▸ **Dataset excerpt**
<<<<
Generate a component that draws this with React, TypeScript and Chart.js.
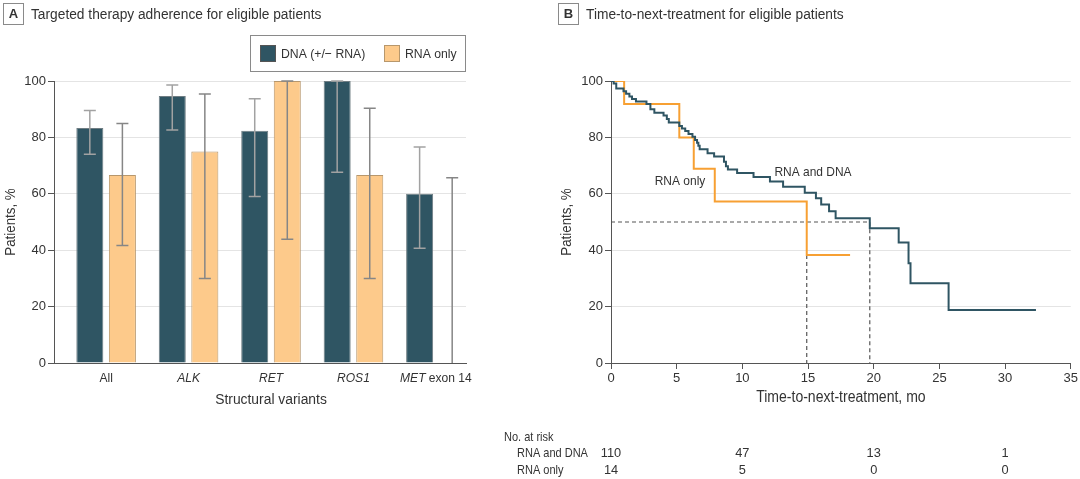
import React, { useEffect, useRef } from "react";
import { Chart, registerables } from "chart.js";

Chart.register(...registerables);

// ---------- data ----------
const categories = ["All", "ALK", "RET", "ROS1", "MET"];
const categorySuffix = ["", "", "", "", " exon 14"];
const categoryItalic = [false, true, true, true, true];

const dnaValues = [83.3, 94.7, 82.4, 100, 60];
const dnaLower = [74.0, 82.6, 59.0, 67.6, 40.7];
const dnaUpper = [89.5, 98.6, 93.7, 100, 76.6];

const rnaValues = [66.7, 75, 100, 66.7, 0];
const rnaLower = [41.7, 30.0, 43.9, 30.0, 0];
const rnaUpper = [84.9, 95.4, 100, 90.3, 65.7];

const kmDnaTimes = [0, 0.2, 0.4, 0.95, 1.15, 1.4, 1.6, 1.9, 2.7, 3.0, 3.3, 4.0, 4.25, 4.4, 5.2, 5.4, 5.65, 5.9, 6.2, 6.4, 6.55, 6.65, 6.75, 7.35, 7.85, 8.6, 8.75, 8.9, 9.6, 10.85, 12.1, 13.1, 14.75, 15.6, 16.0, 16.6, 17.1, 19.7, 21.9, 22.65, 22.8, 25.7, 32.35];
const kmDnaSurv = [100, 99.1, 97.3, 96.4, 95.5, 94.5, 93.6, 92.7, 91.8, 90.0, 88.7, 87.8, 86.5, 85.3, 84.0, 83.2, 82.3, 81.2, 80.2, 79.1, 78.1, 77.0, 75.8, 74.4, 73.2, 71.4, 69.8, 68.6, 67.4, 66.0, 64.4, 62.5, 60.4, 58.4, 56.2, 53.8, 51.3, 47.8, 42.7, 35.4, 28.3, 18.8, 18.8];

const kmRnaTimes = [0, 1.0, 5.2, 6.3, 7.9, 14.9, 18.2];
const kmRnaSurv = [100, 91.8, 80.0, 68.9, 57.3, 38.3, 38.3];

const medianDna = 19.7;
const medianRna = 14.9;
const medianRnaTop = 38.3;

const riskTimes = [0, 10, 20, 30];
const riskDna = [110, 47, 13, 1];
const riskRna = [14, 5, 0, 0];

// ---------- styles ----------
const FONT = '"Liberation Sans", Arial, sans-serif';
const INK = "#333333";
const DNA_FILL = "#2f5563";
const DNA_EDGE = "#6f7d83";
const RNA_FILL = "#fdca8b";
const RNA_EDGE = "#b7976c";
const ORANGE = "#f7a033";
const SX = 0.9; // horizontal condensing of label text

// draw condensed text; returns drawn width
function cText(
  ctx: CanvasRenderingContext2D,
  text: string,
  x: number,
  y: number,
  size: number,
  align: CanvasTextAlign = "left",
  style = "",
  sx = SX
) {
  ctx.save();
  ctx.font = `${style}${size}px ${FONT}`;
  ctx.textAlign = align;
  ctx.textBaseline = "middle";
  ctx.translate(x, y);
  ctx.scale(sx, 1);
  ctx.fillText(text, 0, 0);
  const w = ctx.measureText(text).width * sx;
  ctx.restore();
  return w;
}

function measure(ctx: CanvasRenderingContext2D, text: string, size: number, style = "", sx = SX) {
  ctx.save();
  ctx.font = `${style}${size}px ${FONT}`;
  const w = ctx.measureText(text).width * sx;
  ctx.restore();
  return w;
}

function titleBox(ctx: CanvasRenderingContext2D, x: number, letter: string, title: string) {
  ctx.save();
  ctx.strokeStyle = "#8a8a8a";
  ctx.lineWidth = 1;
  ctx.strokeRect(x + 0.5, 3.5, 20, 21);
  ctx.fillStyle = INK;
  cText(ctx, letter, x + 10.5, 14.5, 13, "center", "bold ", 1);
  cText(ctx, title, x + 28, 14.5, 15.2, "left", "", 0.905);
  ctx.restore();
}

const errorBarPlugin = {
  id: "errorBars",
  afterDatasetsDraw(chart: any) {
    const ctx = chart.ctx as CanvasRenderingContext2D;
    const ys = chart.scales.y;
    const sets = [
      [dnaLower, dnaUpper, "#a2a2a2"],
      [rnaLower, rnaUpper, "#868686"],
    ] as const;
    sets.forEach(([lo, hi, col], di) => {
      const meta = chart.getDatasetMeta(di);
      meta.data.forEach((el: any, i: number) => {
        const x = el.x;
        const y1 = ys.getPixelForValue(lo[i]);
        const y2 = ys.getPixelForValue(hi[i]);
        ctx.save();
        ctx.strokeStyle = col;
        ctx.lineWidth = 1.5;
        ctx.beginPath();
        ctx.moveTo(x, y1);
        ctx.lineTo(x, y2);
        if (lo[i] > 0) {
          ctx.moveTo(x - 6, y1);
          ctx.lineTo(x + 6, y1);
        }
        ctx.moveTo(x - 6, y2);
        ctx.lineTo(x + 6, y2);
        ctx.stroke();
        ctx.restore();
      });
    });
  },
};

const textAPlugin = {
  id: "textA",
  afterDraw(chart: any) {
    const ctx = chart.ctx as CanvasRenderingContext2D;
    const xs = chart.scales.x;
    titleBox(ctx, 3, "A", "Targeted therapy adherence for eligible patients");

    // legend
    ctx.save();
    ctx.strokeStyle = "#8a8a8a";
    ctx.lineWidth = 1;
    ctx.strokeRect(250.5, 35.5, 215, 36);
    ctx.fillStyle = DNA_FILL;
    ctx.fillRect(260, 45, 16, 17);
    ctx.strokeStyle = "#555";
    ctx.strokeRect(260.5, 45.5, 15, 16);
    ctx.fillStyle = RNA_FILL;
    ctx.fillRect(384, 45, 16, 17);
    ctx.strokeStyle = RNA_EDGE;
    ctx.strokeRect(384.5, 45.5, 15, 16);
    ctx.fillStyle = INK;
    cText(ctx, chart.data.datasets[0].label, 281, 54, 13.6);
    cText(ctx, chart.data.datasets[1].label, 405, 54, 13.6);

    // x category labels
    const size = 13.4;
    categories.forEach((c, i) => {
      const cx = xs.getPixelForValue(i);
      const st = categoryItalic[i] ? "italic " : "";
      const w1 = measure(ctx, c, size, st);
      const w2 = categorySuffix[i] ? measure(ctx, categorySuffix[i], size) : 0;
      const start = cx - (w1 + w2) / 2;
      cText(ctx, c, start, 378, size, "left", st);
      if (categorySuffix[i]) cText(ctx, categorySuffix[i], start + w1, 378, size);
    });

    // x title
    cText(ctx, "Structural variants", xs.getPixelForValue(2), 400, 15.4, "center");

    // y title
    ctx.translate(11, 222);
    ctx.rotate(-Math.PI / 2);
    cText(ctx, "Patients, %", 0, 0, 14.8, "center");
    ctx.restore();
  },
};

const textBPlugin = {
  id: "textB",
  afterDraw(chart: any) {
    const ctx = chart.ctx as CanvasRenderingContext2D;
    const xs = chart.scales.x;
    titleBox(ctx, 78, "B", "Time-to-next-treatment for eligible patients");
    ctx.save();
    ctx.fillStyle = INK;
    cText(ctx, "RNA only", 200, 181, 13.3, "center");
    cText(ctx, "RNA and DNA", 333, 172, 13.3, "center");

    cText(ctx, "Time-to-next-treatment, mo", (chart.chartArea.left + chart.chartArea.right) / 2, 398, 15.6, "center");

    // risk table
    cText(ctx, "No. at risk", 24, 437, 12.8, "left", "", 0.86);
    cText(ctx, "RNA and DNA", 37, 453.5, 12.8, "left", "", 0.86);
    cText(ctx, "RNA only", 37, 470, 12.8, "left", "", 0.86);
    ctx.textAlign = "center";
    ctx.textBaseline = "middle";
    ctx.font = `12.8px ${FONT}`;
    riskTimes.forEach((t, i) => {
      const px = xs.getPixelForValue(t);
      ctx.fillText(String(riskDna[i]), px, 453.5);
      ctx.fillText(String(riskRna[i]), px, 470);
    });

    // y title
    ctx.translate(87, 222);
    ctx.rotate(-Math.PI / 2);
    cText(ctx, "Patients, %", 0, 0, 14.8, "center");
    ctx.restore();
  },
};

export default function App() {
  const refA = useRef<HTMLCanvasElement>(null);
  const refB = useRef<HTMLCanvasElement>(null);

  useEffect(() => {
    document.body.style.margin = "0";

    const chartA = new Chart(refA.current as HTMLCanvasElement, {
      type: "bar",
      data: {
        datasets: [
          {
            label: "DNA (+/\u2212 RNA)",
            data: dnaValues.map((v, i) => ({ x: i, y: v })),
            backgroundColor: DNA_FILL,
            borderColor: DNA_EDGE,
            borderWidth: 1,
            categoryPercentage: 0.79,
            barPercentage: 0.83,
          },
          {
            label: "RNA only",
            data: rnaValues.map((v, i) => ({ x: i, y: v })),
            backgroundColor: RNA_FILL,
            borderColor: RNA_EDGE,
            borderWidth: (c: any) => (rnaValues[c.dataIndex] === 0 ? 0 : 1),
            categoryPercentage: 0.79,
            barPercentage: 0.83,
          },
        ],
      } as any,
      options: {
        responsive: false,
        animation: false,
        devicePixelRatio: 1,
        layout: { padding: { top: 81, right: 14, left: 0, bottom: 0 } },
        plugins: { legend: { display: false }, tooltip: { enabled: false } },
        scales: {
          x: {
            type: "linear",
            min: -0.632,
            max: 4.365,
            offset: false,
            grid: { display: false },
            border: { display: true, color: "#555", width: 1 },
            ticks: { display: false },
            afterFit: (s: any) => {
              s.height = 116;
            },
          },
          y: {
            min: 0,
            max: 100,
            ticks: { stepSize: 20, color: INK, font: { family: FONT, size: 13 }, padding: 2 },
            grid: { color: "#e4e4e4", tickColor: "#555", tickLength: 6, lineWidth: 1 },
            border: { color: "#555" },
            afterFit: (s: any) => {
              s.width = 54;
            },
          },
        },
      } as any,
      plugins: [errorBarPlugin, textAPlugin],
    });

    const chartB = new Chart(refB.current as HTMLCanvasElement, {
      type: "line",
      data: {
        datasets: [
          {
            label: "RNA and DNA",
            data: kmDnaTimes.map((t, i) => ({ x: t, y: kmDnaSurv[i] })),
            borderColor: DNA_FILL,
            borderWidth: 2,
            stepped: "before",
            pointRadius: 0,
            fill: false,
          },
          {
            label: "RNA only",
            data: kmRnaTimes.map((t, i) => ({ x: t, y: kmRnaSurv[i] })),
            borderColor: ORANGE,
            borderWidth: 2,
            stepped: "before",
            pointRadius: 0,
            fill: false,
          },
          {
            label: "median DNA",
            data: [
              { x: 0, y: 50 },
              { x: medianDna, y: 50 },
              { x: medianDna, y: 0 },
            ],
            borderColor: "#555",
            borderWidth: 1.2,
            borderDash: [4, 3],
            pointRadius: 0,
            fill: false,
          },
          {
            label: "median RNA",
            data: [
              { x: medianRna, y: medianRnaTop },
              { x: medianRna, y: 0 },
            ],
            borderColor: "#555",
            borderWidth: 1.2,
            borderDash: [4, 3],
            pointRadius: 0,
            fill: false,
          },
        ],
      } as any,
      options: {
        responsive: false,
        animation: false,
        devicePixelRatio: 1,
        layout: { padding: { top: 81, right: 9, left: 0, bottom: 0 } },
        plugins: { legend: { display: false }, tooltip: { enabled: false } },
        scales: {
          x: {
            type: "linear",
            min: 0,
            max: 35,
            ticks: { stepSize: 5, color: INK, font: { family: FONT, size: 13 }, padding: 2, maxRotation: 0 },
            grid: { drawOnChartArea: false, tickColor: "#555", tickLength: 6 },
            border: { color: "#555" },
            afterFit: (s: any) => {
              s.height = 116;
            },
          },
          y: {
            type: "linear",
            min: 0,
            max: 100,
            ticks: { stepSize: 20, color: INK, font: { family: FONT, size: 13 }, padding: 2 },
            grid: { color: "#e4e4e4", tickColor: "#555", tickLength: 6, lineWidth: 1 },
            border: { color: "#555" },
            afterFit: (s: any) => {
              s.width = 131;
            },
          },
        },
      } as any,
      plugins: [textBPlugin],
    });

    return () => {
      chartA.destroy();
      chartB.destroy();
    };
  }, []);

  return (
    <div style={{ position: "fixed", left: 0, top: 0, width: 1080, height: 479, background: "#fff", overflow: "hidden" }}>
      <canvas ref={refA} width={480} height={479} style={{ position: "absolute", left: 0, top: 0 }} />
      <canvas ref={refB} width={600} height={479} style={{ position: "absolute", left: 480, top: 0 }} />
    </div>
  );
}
>>>>
▸ **Problem statement**
Return exactly what appears from the opening line of the material through the line with "const categoryItalic = [false, true, true, true, true];", apart from the pictures.

▸ **Exercise output**
Generate a component that draws this with React, TypeScript and Chart.js.
import React, { useEffect, useRef } from "react";
import { Chart, registerables } from "chart.js";

Chart.register(...registerables);

// ---------- data ----------
const categories = ["All", "ALK", "RET", "ROS1", "MET"];
const categorySuffix = ["", "", "", "", " exon 14"];
const categoryItalic = [false, true, true, true, true];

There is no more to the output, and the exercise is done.